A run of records
◆ ◆ ◆ ◆
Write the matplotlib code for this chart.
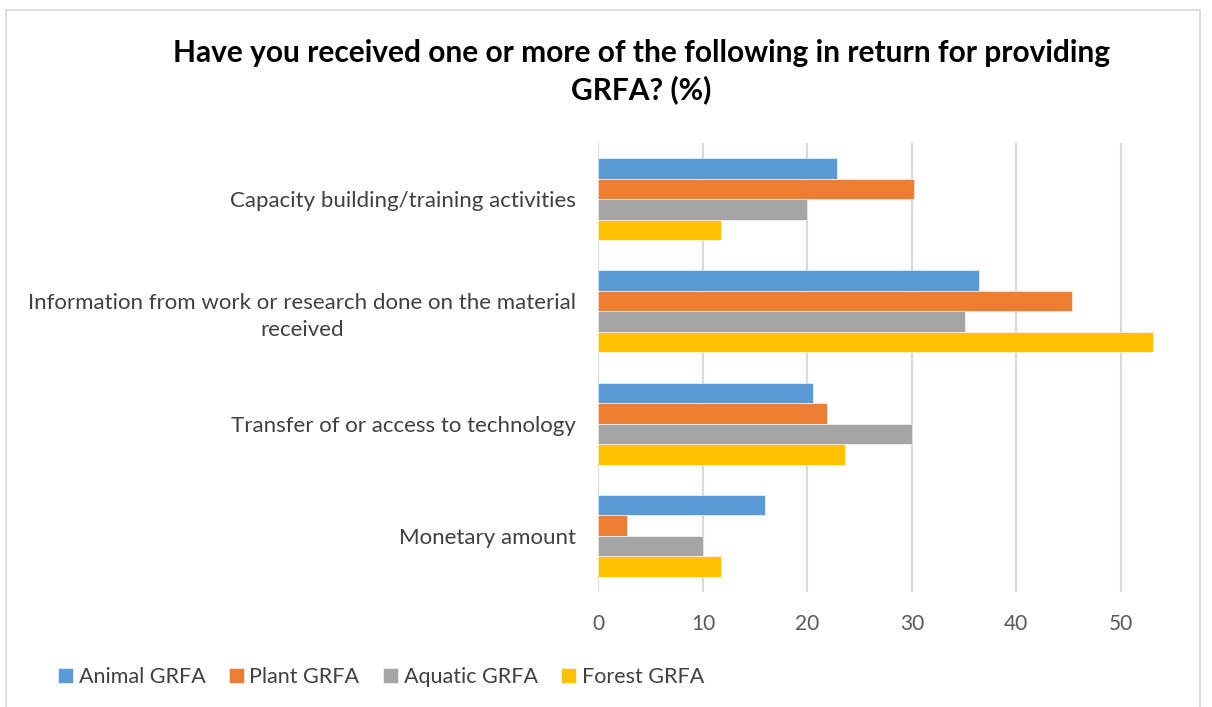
import numpy as np
from matplotlib import pyplot as plt
from matplotlib.patches import Rectangle

categories = [
    "Capacity building/training activities",
    "Information from work or research done on the material\nreceived",
    "Transfer of or access to technology",
    "Monetary amount",
]
series_names = ["Animal GRFA", "Plant GRFA", "Aquatic GRFA", "Forest GRFA"]
animal = [22.8, 36.4, 20.5, 15.9]
plant = [30.2, 45.3, 21.9, 2.7]
aquatic = [20.0, 35.1, 30.0, 10.0]
forest = [11.7, 53.1, 23.6, 11.7]
colors = ["#5B9BD5", "#ED7D31", "#A5A5A5", "#FFC000"]
title = "Have you received one or more of the following in return for providing\nGRFA? (%)"

plt.rcParams['font.family'] = ['Lato', 'DejaVu Sans']

fig = plt.figure(figsize=(12.12, 7.07), dpi=100)
ax = fig.add_axes([0.4938, 0.1627, 0.474, 0.635])

bar_h = 0.1826
y = np.arange(len(categories))
for i, (vals, name, c) in enumerate(zip([animal, plant, aquatic, forest], series_names, colors)):
    offset = (i - 1.5) * bar_h
    ax.barh(y + offset, vals, height=bar_h, color=c, label=name,
            edgecolor='white', linewidth=0.4, zorder=3)

ax.set_xlim(0, 55)
ax.set_ylim(len(categories) - 0.5, -0.5)
ax.set_xticks([0, 10, 20, 30, 40, 50])
ax.set_yticks(y)
ax.set_yticklabels(categories, multialignment='center', linespacing=1.4)
ax.tick_params(axis='y', length=0, pad=16, labelsize=16, labelcolor='#404040')
ax.tick_params(axis='x', length=0, pad=16, labelsize=15, labelcolor='#595959')
ax.grid(axis='x', color='#d9d9d9', linewidth=1.5, zorder=0)
for s in ax.spines.values():
    s.set_visible(False)

fig.text(0.529, 0.899, title, ha='center', va='center', fontsize=21.5,
         fontweight='bold', color='black', linespacing=1.35)

fig.legend(loc='center left', bbox_to_anchor=(0.032, 0.043), ncol=4, frameon=False,
           fontsize=15.5, handlelength=0.7, handleheight=0.7, handletextpad=0.25,
           columnspacing=1.1, labelcolor='#404040')

fig.patches.append(Rectangle((0.005, -0.01), 0.985, 0.996, transform=fig.transFigure,
                             fill=False, edgecolor='#d9d9d9', linewidth=1.2))

plt.savefig('out.png', dpi=100)
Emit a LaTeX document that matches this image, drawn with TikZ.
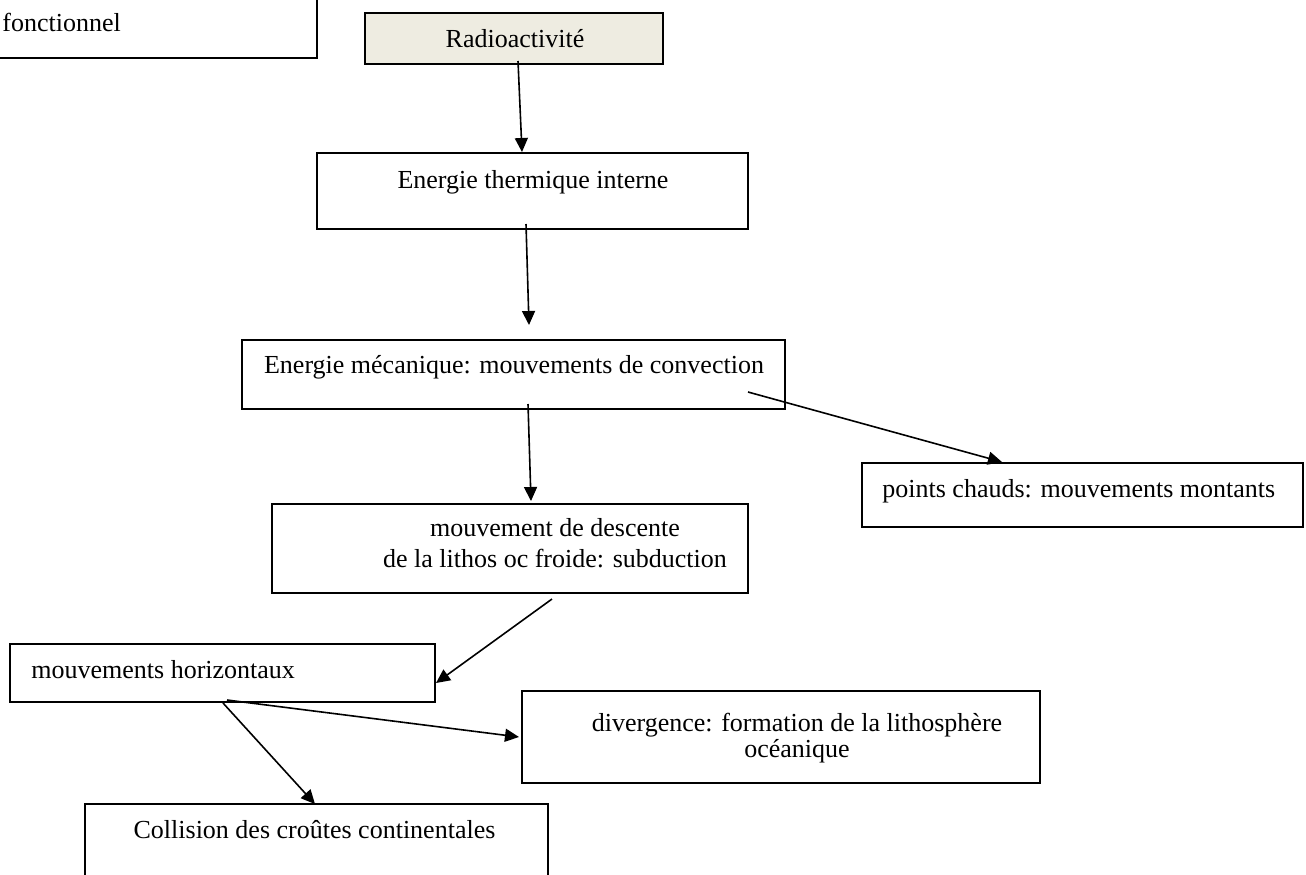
◆ ◆ ◆ ◆
■ Exercise details
Copy out every line where the word "matplotlib" occurs.

■ Full response
Write the matplotlib code for this chart.
from matplotlib import pyplot as plt
from matplotlib.patches import Rectangle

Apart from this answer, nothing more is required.